Developer Delancey’s application proposes 978 homes, plus 18,234 square metres of retail space, 2,800 square metres of business space and 5,743 of leisure uses. Some 35 per cent of the homes would be affordable.
In January, the London Borough of Southwark’s planning committee narrowly voted down a motion to approve the application. A final decision on the application was deferred, opening the way for the developer to negotiate further with the council.
In July, the council voted to approve the scheme, subject to the completion of a section 106 agreement and consideration by the mayor of London.

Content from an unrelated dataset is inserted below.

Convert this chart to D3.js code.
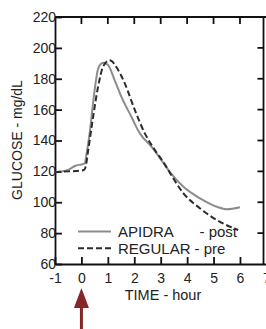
<!DOCTYPE html>
<html>
<head>
<meta charset="utf-8">
<script src="https://cdn.jsdelivr.net/npm/d3@7"></script>
<style>
  html, body { margin: 0; padding: 0; background: #fff; }
  svg { display: block; font-family: "Liberation Sans", Arial, sans-serif; }
</style>
</head>
<body>
<svg id="chart" width="266" height="329"></svg>
<script>
// ---- data ----
const xTicks = [-1, 0, 1, 2, 3, 4, 5, 6, 7];
const yTicks = [60, 80, 100, 120, 140, 160, 180, 200, 220];
const apidraT = [-1, -0.5, -0.25, 0, 0.12, 0.2, 0.31, 0.5, 0.63, 0.75, 0.82, 1.0, 1.26, 1.51, 1.89, 2.21, 2.65, 3.16, 3.35, 3.86, 4.49, 5.12, 5.5, 6.0];
const apidraV = [119.5, 121, 123.5, 124.5, 125, 132, 144.6, 172.7, 186.5, 189.8, 190.4, 189, 179, 168.4, 155.4, 144.6, 136, 124, 119.5, 110, 102.5, 97.1, 95.4, 96.7];
const regularT = [-1, -0.5, 0, 0.1, 0.16, 0.25, 0.44, 0.63, 0.82, 1.07, 1.39, 1.64, 2.02, 2.4, 2.78, 3.16, 3.35, 3.86, 4.49, 5.12, 5.93];
const regularV = [119.5, 120, 120.5, 121, 123, 133, 155, 174.8, 187.8, 192, 185.7, 177, 159.8, 144.6, 133.8, 124.5, 119, 105.8, 96, 88.5, 82];
const legendNames = ["APIDRA", "REGULAR"];
const legendTags = ["- post", "- pre"];
const xTitle = "TIME - hour";
const yTitle = "GLUCOSE - mg/dL";

// ---- layout ----
const svg = d3.select("#chart");
const x = d3.scaleLinear().domain([-1, 7]).range([55, 266.4]);
const y = d3.scaleLinear().domain([60, 220]).range([264, 17]);
const rightX = 263.5;
const axisColor = "#111";
const textColor = "#222";

// frame
svg.append("line").attr("x1", x(-1)).attr("x2", 266).attr("y1", y(220)).attr("y2", y(220))
  .attr("stroke", axisColor).attr("stroke-width", 1.8);
svg.append("line").attr("x1", rightX).attr("x2", rightX).attr("y1", y(220)).attr("y2", y(60))
  .attr("stroke", axisColor).attr("stroke-width", 1.8);

// bottom axis
const xAxis = d3.axisBottom(x).tickValues(xTicks).tickSizeInner(-7).tickSizeOuter(0).tickPadding(9)
  .tickFormat(d3.format("d"));
const gx = svg.append("g").attr("transform", `translate(0,${y(60)})`).call(xAxis);
gx.select(".domain").attr("stroke", axisColor).attr("stroke-width", 1.8);
gx.selectAll(".tick line").attr("stroke", axisColor).attr("stroke-width", 1.8);
gx.selectAll(".tick text").attr("font-size", 14).attr("fill", textColor)
  .attr("font-family", "Liberation Sans, Arial, sans-serif")
  .text(d => d < 0 ? "-" + Math.abs(d) : d);

// left axis
const yAxis = d3.axisLeft(y).tickValues(yTicks).tickSizeInner(-7).tickSizeOuter(0).tickPadding(-1);
const gy = svg.append("g").attr("transform", `translate(${x(-1)},0)`).call(yAxis);
gy.select(".domain").attr("stroke", axisColor).attr("stroke-width", 1.8);
gy.selectAll(".tick line").attr("stroke", axisColor).attr("stroke-width", 1.8);
gy.selectAll(".tick text").attr("font-size", 14).attr("fill", textColor)
  .attr("font-family", "Liberation Sans, Arial, sans-serif").attr("x", 1);

// top ticks (inward)
svg.append("g").selectAll("line").data(xTicks.filter(d => d > -1 && d < 7)).join("line")
  .attr("x1", d => x(d)).attr("x2", d => x(d)).attr("y1", y(220)).attr("y2", y(220) + 7)
  .attr("stroke", axisColor).attr("stroke-width", 1.8);
// right ticks (inward)
svg.append("g").selectAll("line").data(yTicks.filter(d => d > 60 && d < 220)).join("line")
  .attr("x1", rightX - 6).attr("x2", rightX).attr("y1", d => y(d)).attr("y2", d => y(d))
  .attr("stroke", axisColor).attr("stroke-width", 1.8);

// lines
const line = d3.line().x(d => x(d[0])).y(d => y(d[1])).curve(d3.curveMonotoneX);
svg.append("path").datum(d3.zip(apidraT, apidraV)).attr("d", line)
  .attr("fill", "none").attr("stroke", "#8c8c8c").attr("stroke-width", 2);
svg.append("path").datum(d3.zip(regularT, regularV)).attr("d", line)
  .attr("fill", "none").attr("stroke", "#2b2b2b").attr("stroke-width", 2)
  .attr("stroke-dasharray", "6,3");

// legend
const lg = svg.append("g");
const legY = [231.5, 248.3];
const legStyles = [{stroke: "#8c8c8c", dash: null}, {stroke: "#2b2b2b", dash: "6,3"}];
legendNames.forEach((name, i) => {
  lg.append("line").attr("x1", 78).attr("x2", 111).attr("y1", legY[i]).attr("y2", legY[i])
    .attr("stroke", legStyles[i].stroke).attr("stroke-width", 2)
    .attr("stroke-dasharray", legStyles[i].dash);
  lg.append("text").attr("x", 118).attr("y", legY[i] + 5.3).attr("font-size", 15)
    .attr("fill", textColor).text(name);
});
lg.append("text").attr("x", 199.5).attr("y", legY[0] + 5.3).attr("font-size", 15)
  .attr("fill", textColor).text(legendTags[0]);
lg.append("text").attr("x", 194.5).attr("y", legY[1] + 5.3).attr("font-size", 15)
  .attr("fill", textColor).text(legendTags[1]);

// axis titles
svg.append("text").attr("x", 163).attr("y", 299.5).attr("text-anchor", "middle")
  .attr("font-size", 14.5).attr("fill", textColor).text(xTitle);
svg.append("text").attr("transform", "translate(22,140) rotate(-90)").attr("text-anchor", "middle")
  .attr("font-size", 14).attr("fill", textColor).text(yTitle);

// arrow at time 0
const ax = x(0);
const arrowColor = "#862727";
svg.append("line").attr("x1", ax).attr("x2", ax).attr("y1", 305).attr("y2", 329)
  .attr("stroke", arrowColor).attr("stroke-width", 3);
svg.append("path").attr("d", `M${ax},288 L${ax - 7.5},308 L${ax + 7.5},308 Z`).attr("fill", arrowColor);
</script>
</body>
</html>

Council planners had concluded that a cut in the development’s overall affordable housing provision would be outweighed by factors including an increase in its proposed level of social rented units.
Planners also advised that mitigation proposals such as the provision of affordable retail units for displaced tenants would help make the development acceptable.

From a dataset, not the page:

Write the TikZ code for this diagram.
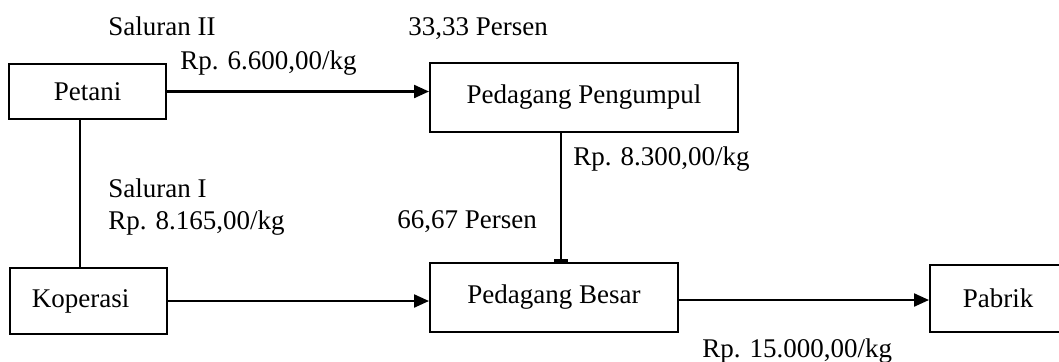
\documentclass[tikz,border=0pt]{standalone}
\usepackage{fontspec}
\setmainfont{Liberation Serif}
\usetikzlibrary{arrows.meta, positioning}

\begin{document}
\begin{tikzpicture}[
    x=0.5pt, y=-0.5pt,
    box/.style={rectangle, draw, line width=1pt, inner sep=0pt, font=\fontsize{13.5}{16}\selectfont},
    arrow/.style={-{Triangle[length=7.5pt,width=6.5pt]}, line width=1.1pt},
    label_style/.style={anchor=base west, inner sep=0pt, font=\fontsize{13.5}{16}\selectfont}
]
\useasboundingbox (0,0) rectangle (1059,361);

% Nodes
\node[box, minimum width=78.5pt, minimum height=27.5pt] (petani) at (87.5,91.5) {Petani};
\node[box, minimum width=154pt, minimum height=34.5pt] (pengumpul) at (584,97.5) {Pedagang Pengumpul};
\node[box, minimum width=78.5pt, minimum height=33pt, text width=56pt, align=left] (koperasi) at (88,301) {Koperasi};
\node[box, minimum width=124pt, minimum height=34.5pt] (besar) at (554,297.5) {Pedagang Besar};
\node[box, minimum width=68pt, minimum height=33.5pt] (pabrik) at (998,298.5) {Pabrik};

% Labels
\node[label_style] (sal2) at (108,35) {Saluran II};
\node[label_style] (harga2) at (180,69) {Rp. 6.600,00/kg};
\node[label_style] (persen2) at (408,35) {33,33 Persen};
\node[label_style] (hargapp) at (573,165) {Rp. 8.300,00/kg};
\node[label_style] (sal1) at (108,197) {Saluran I};
\node[label_style] (harga1) at (108,229) {Rp. 8.165,00/kg};
\node[label_style] (persen1) at (397,228) {66,67 Persen};
\node[label_style] (hargapb) at (702,357) {Rp. 15.000,00/kg};

% Arrows
\draw[arrow] (petani.east) -- (petani.east -| pengumpul.west);
\draw[line width=0.8pt] ([xshift=-3.75pt]petani.south) -- ([xshift=-3.75pt]petani.south |- koperasi.north);
\draw[line width=1.1pt, -{Rectangle[length=1.5pt,width=7pt]}] ([xshift=-11.5pt]pengumpul.south) -- ([xshift=-11.5pt]pengumpul.south |- besar.north);
\draw[arrow] (koperasi.east) -- (koperasi.east -| besar.west);
\draw[arrow] ([yshift=-1.25pt]besar.east) -- ([yshift=-1.25pt]besar.east -| pabrik.west);

\end{tikzpicture}
\end{document}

Now, the mayor of London has said he will not call in the application.
A spokesman for the mayor said: "This development will include nearly 1,000 new homes for rent – of which 35 per cent will be at social rent or other genuinely affordable levels – as well as community space, leisure facilities, offices, an enhanced college campus, and improvements to the nearby Underground station.
"By working with the developer and the council, City Hall have secured an unprecedented level of support for traders affected, with their rents now capped below market rates for 15 years, and have got the level of rents in the affordable homes down even further.
"City Hall have used the planning powers available to their fullest extent to make sure these plans represent a good deal for the local area, and having considered all the evidence available, have decided to approve this application."
Last month, Southwark Council refused plans for a 499-home high-density mixed-use redevelopment of a business park, gainst a recommendation for approval from planners.